Return all lines where the word "chart" can be found.

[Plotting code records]
★ ★ ★ ★ ★
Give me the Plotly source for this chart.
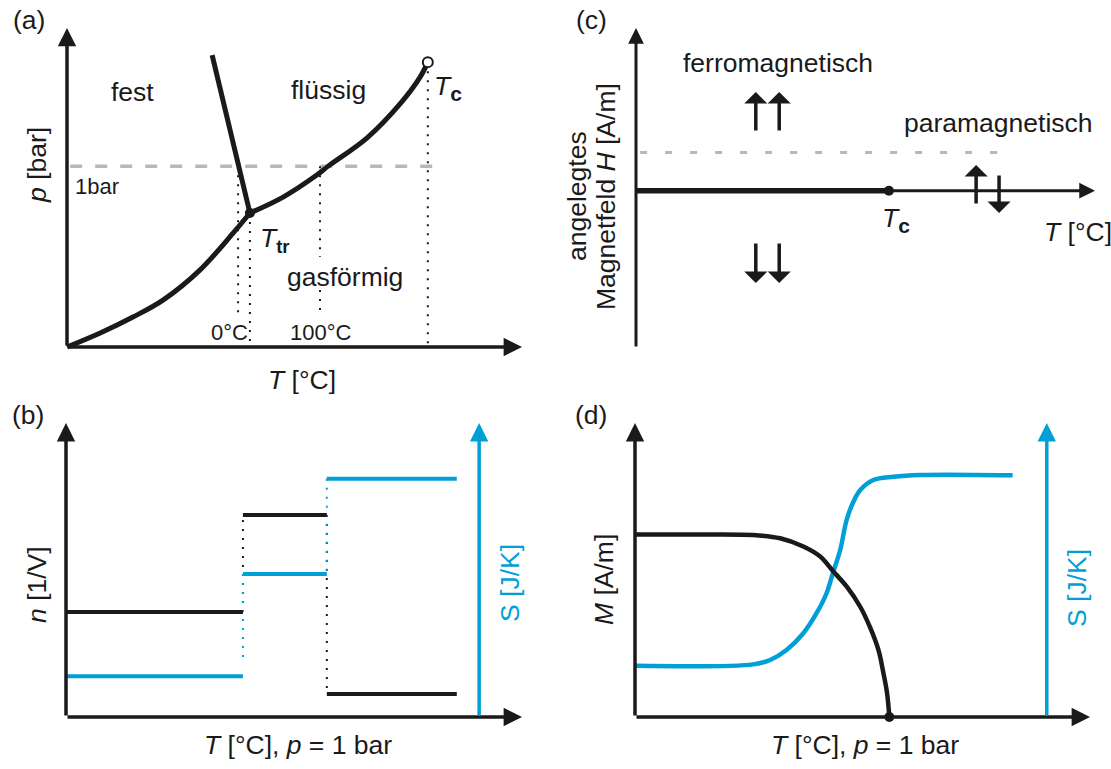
import plotly.graph_objects as go

W, H = 1111, 769
BLACK = "#1a1a1a"
BLUE = "#00A0D6"
GRAY = "#B8B8B8"
FONT = "Liberation Sans, Arial, sans-serif"

# ---------------- data (schematic units) ----------------
# (a) phase diagram
a_sub_T = [0, 7.3, 14.5, 21.1, 29.2, 36.5, 40.2]
a_sub_p = [0, 4.4, 9.4, 14.7, 24.1, 35.7, 42.0]
a_vap_T = [40.2, 47.5, 54.9, 57.4, 65.9, 73.2, 77.6, 79.3]
a_vap_p = [42.0, 47.0, 53.9, 56.7, 65.5, 76.2, 84.6, 89.3]
a_melt_T = [31.9, 40.2]
a_melt_p = [91.5, 42.0]
a_bar_T = [0.7, 83.1]
a_bar_p = 56.7
a_T0, a_Ttr, a_T100, a_Tc = 37.6, 40.2, 55.6, 79.3
a_ptr, a_pc = 42.0, 89.3

# (b) steps n and S
b_T_edges = [0, 38.8, 57.2, 85.7]
b_n = [35.7, 68.7, 7.8]
b_S = [13.9, 48.6, 81.0]
b_S_axis_T = 90.6

# (c) magnetic phase diagram
c_Tc = 55.1
c_H_dash = 23.4
c_dash_T = [0.9, 80.8]
c_ferro_T = [26.1, 31.2]
c_up = [36.1, 60.7]
c_down = [-31.6, -56.8]
c_para_up_T, c_para_up = 74.1, [-8.8, 15.8]
c_para_dn_T, c_para_dn = 79.1, [10.3, -13.7]

# (d) M(T) and S(T)
d_M_T = [0, 14.3, 26.0, 31.9, 37.0, 40.7, 43.6, 46.5, 49.5, 51.6, 53.5, 54.6, 55.4, 55.9]
d_M = [62.1, 62.1, 61.9, 60.8, 58.0, 54.6, 49.5, 44.4, 37.5, 30.7, 22.8, 14.9, 8.1, 0.0]
d_S_T = [0, 26.0, 29.7, 33.3, 37.0, 39.9, 42.1, 43.6, 45.1, 46.5, 48.0, 49.5, 52.4, 56.8, 62.6, 83.0]
d_S = [17.4, 17.9, 19.4, 22.8, 28.5, 35.3, 42.1, 49.5, 56.8, 67.0, 73.2, 77.2, 80.6, 81.7, 82.3, 82.2]
d_S_axis_T = 90.5

# ---------------- panel geometry (origin px, px per unit, ranges) ----------------
panels = {
    "a": dict(n="", ox=67, oy=347, sx=4.55, sy=3.19, xr=[-8, 108], yr=[-8, 108]),
    "b": dict(n="2", ox=66, oy=717, sx=4.56, sy=2.94, xr=[-8, 108], yr=[-8, 108]),
    "c": dict(n="3", ox=636, oy=190.7, sx=4.59, sy=1.627, xr=[-5, 103], yr=[-105, 108]),
    "d": dict(n="4", ox=635, oy=717, sx=4.55, sy=2.94, xr=[-5, 103], yr=[-8, 108]),
}

fig = go.Figure()
annotations = []


def P(px, py):
    return px / W, 1 - py / H


def line(pn, x, y, color=BLACK, width=4, dash=None, shape="linear"):
    n = panels[pn]["n"]
    fig.add_trace(go.Scatter(x=x, y=y, mode="lines", xaxis="x" + n, yaxis="y" + n,
                             line=dict(color=color, width=width, dash=dash, shape=shape),
                             hoverinfo="skip", cliponaxis=False))


def dot(pn, x, y, size=10, fill=BLACK, lw=0):
    n = panels[pn]["n"]
    fig.add_trace(go.Scatter(x=[x], y=[y], mode="markers", xaxis="x" + n, yaxis="y" + n,
                             marker=dict(size=size, color=fill, line=dict(color=BLACK, width=lw)),
                             hoverinfo="skip", cliponaxis=False))


def arrow(pn, x0, y0, x1, y1, color=BLACK, width=3.5, size=1.05, head=2):
    n = panels[pn]["n"]
    annotations.append(dict(x=x1, y=y1, ax=x0, ay=y0, xref="x" + n, yref="y" + n,
                            axref="x" + n, ayref="y" + n, text="", showarrow=True,
                            arrowhead=head, arrowsize=size, arrowwidth=width,
                            arrowcolor=color, standoff=0))


def label(text, px, py, size=26.5, color=BLACK, angle=0, xanchor="center"):
    x, y = P(px, py)
    annotations.append(dict(x=x, y=y, xref="paper", yref="paper", text=text, showarrow=False,
                            xanchor=xanchor, yanchor="middle", textangle=angle,
                            font=dict(family=FONT, size=size, color=color)))


DOT = "2px,7px"

# ---------------- (a) ----------------
line("a", a_bar_T, [a_bar_p, a_bar_p], GRAY, 3.5, "12px,13px")
line("a", [a_T0, a_T0], [a_bar_p, 10.7], BLACK, 2, DOT)
line("a", [a_Ttr, a_Ttr], [a_ptr, 0], BLACK, 2, DOT)
line("a", [a_T100, a_T100, None, a_T100, a_T100], [a_bar_p, 28.2, None, 17.9, 11.6], BLACK, 2, DOT)
line("a", [a_Tc, a_Tc], [a_pc, 0], BLACK, 2, DOT)
line("a", a_sub_T, a_sub_p, BLACK, 5, shape="spline")
line("a", a_vap_T, a_vap_p, BLACK, 5, shape="spline")
line("a", a_melt_T, a_melt_p, BLACK, 5)
dot("a", a_Ttr, a_ptr, 10)
dot("a", a_Tc, a_pc, 10, fill="white", lw=2)
arrow("a", 0, 0, 100, 0)
arrow("a", 0, 0, 0, 100)

label("(a)", 29, 20)
label("fest", 132, 92)
label("flüssig", 328, 90)
label("gasförmig", 345, 277)
label("1bar", 97, 186, 22)
label("0°C", 230, 332, 22)
label("100°C", 321, 332, 22)
label("<i>T</i><sub><b>tr</b></sub>", 258, 240, xanchor="left")
label("<i>T</i><sub><b><span style='font-size:21px'>c</span></b></sub>", 432, 88, xanchor="left")
label("<i>p</i> [bar]", 37, 165, angle=-90)
label("<i>T</i> [°C]", 302, 380)

# ---------------- (b) ----------------
nx, ny, sx_, sy_ = [], [], [], []
for i in range(3):
    nx += [b_T_edges[i], b_T_edges[i + 1], None]
    ny += [b_n[i], b_n[i], None]
    sx_ += [b_T_edges[i], b_T_edges[i + 1], None]
    sy_ += [b_S[i], b_S[i], None]
line("b", [b_T_edges[1], b_T_edges[1]], [b_n[0], b_n[1]], BLACK, 2, DOT)
line("b", [b_T_edges[2], b_T_edges[2]], [b_n[1], b_n[2] + 1.4], BLACK, 2, DOT)
line("b", [b_T_edges[1], b_T_edges[1]], [b_S[1], b_S[0] + 4.8], BLUE, 2, DOT)
line("b", [b_T_edges[2], b_T_edges[2]], [b_S[2], b_S[1]], BLUE, 2, DOT)
line("b", nx, ny, BLACK, 4)
line("b", sx_, sy_, BLUE, 4)
arrow("b", 0, 0, 100, 0)
arrow("b", 0, 0, 0, 100)
arrow("b", b_S_axis_T, 0, b_S_axis_T, 100, color=BLUE)

label("(b)", 28, 415)
label("<i>n</i> [1/V]", 37, 585, angle=-90)
label("S [J/K]", 510, 583, color=BLUE, angle=-90)
label("<i>T</i> [°C], <i>p</i> = 1 bar", 298, 745)

# ---------------- (c) ----------------
line("c", c_dash_T, [c_H_dash, c_H_dash], GRAY, 3, "7px,18px")
arrow("c", 0, 0, 100, 0, width=3)
arrow("c", 0, panels["c"]["yr"][0] + 8.3, 0, 100, width=3)
line("c", [0, c_Tc], [0, 0], BLACK, 5.5)
dot("c", c_Tc, 0, 10)
for t in c_ferro_T:
    arrow("c", t, c_up[0], t, c_up[1], width=3.5, size=1.1, head=1)
    arrow("c", t, c_down[0], t, c_down[1], width=3.5, size=1.1, head=1)
arrow("c", c_para_up_T, c_para_up[0], c_para_up_T, c_para_up[1], width=3.5, size=1.1, head=1)
arrow("c", c_para_dn_T, c_para_dn[0], c_para_dn_T, c_para_dn[1], width=3.5, size=1.1, head=1)

label("(c)", 591, 20)
label("ferromagnetisch", 778, 63)
label("paramagnetisch", 998, 123)
label("<i>T</i><sub><b><span style='font-size:21px'>c</span></b></sub>", 880, 220, xanchor="left")
label("<i>T</i> [°C]", 1078, 232)
label("angelegtes", 577, 196, angle=-90)
label("Magnetfeld <i>H</i> [A/m]", 606, 197, angle=-90)

# ---------------- (d) ----------------
line("d", d_S_T, d_S, BLUE, 4.5, shape="spline")
line("d", d_M_T, d_M, BLACK, 4.5, shape="spline")
arrow("d", 0, 0, 100, 0)
arrow("d", 0, 0, 0, 100)
arrow("d", d_S_axis_T, 0, d_S_axis_T, 100, color=BLUE)
dot("d", d_M_T[-1], 0, 10)

label("(d)", 591, 415)
label("<i>M</i> [A/m]", 604, 580, angle=-90)
label("S [J/K]", 1077, 588, color=BLUE, angle=-90)
label("<i>T</i> [°C], <i>p</i> = 1 bar", 865, 745)

# ---------------- layout ----------------
layout = dict(width=W, height=H, margin=dict(l=0, r=0, t=0, b=0), showlegend=False,
              paper_bgcolor="white", plot_bgcolor="white", annotations=annotations,
              font=dict(family=FONT))
for k, p in panels.items():
    n = p["n"]
    dx = [(p["ox"] + p["xr"][0] * p["sx"]) / W, (p["ox"] + p["xr"][1] * p["sx"]) / W]
    dy = [1 - (p["oy"] - p["yr"][0] * p["sy"]) / H, 1 - (p["oy"] - p["yr"][1] * p["sy"]) / H]
    layout["xaxis" + n] = dict(domain=dx, range=p["xr"], visible=False, fixedrange=True,
                               anchor="y" + n)
    layout["yaxis" + n] = dict(domain=dy, range=p["yr"], visible=False, fixedrange=True,
                               anchor="x" + n)
fig.update_layout(**layout)
fig.write_html("out.html")
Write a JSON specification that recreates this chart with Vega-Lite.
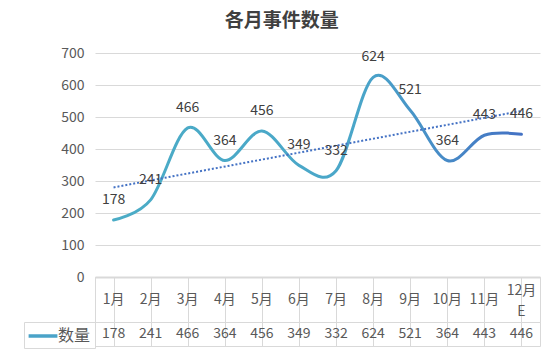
{
  "$schema": "https://vega.github.io/schema/vega-lite/v6.json",
  "background": "white",
  "padding": {"left": 23, "top": 12, "right": 5, "bottom": 5},
  "title": {"text": "各月事件数量", "anchor": "middle", "font": "Noto Sans CJK SC", "fontSize": 19, "fontWeight": "bold", "color": "#404040", "offset": 15},
  "datasets": {
    "months": [
      {"i": 1, "m": "1月", "v": 178, "s": "数量"},
      {"i": 2, "m": "2月", "v": 241, "s": "数量"},
      {"i": 3, "m": "3月", "v": 466, "s": "数量"},
      {"i": 4, "m": "4月", "v": 364, "s": "数量"},
      {"i": 5, "m": "5月", "v": 456, "s": "数量"},
      {"i": 6, "m": "6月", "v": 349, "s": "数量"},
      {"i": 7, "m": "7月", "v": 332, "s": "数量"},
      {"i": 8, "m": "8月", "v": 624, "s": "数量"},
      {"i": 9, "m": "9月", "v": 521, "s": "数量"},
      {"i": 10, "m": "10月", "v": 364, "s": "数量"},
      {"i": 11, "m": "11月", "v": 443, "s": "数量"},
      {"i": 12, "m": "12月\nE", "v": 446, "s": "数量"}
    ],
    "trend": [
      {"i": 1, "v": 280},
      {"i": 12, "v": 519}
    ]
  },
  "spacing": 0,
  "bounds": "flush",
  "resolve": {"scale": {"x": "independent", "color": "independent"}, "legend": {"color": "independent"}},
  "vconcat": [
    {
      "width": 445,
      "height": 224,
      "view": {"stroke": null},
      "encoding": {
        "x": {"field": "i", "type": "quantitative", "scale": {"domain": [0.5, 12.5], "nice": false, "zero": false},
          "axis": {"labels": false, "ticks": false, "grid": false, "domainColor": "#d9d9d9", "domainWidth": 2, "title": null}},
        "y": {"field": "v", "type": "quantitative", "scale": {"domain": [0, 700], "nice": false},
          "axis": {"values": [0, 100, 200, 300, 400, 500, 600, 700], "title": null, "domain": false, "ticks": false, "gridColor": "#d9d9d9", "labelFontSize": 14, "labelColor": "#595959", "labelPadding": 11, "labelFont": "Noto Sans CJK SC"}}
      },
      "layer": [
        {
          "data": {"name": "months"},
          "mark": {"type": "line", "interpolate": "cardinal", "strokeWidth": 3, "strokeCap": "round",
            "color": {"gradient": "linear", "x1": 0, "y1": 0, "x2": 1, "y2": 0,
              "stops": [{"offset": 0, "color": "#4bacc6"}, {"offset": 0.6, "color": "#4aa6c9"}, {"offset": 1, "color": "#4472c4"}]}}
        },
        {
          "data": {"name": "trend"},
          "mark": {"type": "line", "strokeDash": [2, 2], "strokeWidth": 2, "color": "#4472c4"}
        },
        {
          "data": {"name": "months"},
          "mark": {"type": "text", "dy": -20, "fontSize": 14, "font": "Noto Sans CJK SC", "color": "#404040", "baseline": "middle"},
          "encoding": {"text": {"field": "v"}}
        }
      ]
    },
    {
      "width": 445,
      "height": 45,
      "data": {"name": "months"},
      "view": {"stroke": "#d9d9d9"},
      "encoding": {
        "x": {"field": "m", "type": "ordinal", "sort": null, "scale": {"paddingInner": 0, "paddingOuter": 0},
          "axis": {"labels": false, "ticks": false, "domain": false, "grid": true, "gridColor": "#d9d9d9", "bandPosition": 0, "title": null}},
        "text": {"field": "m"}
      },
      "layer": [
        {
          "transform": [{"filter": "indexof(datum.m, '\\n') < 0"}],
          "mark": {"type": "text", "fontSize": 14, "font": "Noto Sans CJK SC", "color": "#595959", "baseline": "middle"}
        },
        {
          "transform": [{"filter": "indexof(datum.m, '\\n') >= 0"}],
          "mark": {"type": "text", "lineBreak": "\n", "fontSize": 14, "font": "Noto Sans CJK SC", "color": "#595959", "lineHeight": 21, "baseline": "middle", "dy": -9}
        }
      ]
    },
    {
      "width": 445,
      "height": 24,
      "data": {"name": "months"},
      "view": {"stroke": "#d9d9d9"},
      "mark": {"type": "text", "fontSize": 14, "font": "Noto Sans CJK SC", "baseline": "middle"},
      "encoding": {
        "x": {"field": "m", "type": "ordinal", "sort": null, "scale": {"paddingInner": 0, "paddingOuter": 0},
          "axis": {"labels": false, "ticks": false, "domain": false, "grid": true, "gridColor": "#d9d9d9", "bandPosition": 0, "title": null}},
        "text": {"field": "v"},
        "color": {"field": "s", "type": "nominal", "scale": {"range": ["#595959"]},
          "legend": {"orient": "left", "title": null, "offset": 0, "padding": 4, "strokeColor": "#d9d9d9",
            "symbolType": "M-1.8,0L1.8,0", "symbolSize": 256, "symbolStrokeWidth": 3.5, "symbolOffset": 5,
            "labelOffset": 5, "labelFontSize": 16, "labelFont": "Noto Sans CJK SC", "labelColor": "#595959",
            "encode": {"symbols": {"update": {"stroke": {"value": "#4aa3c8"}, "fill": {"value": "transparent"}}}}}}
      }
    }
  ]
}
★ ★ ★ ★ ★
» Exercise solution:
Give me the Plotly source for this chart.
Write a JSON specification that recreates this chart with Vega-Lite.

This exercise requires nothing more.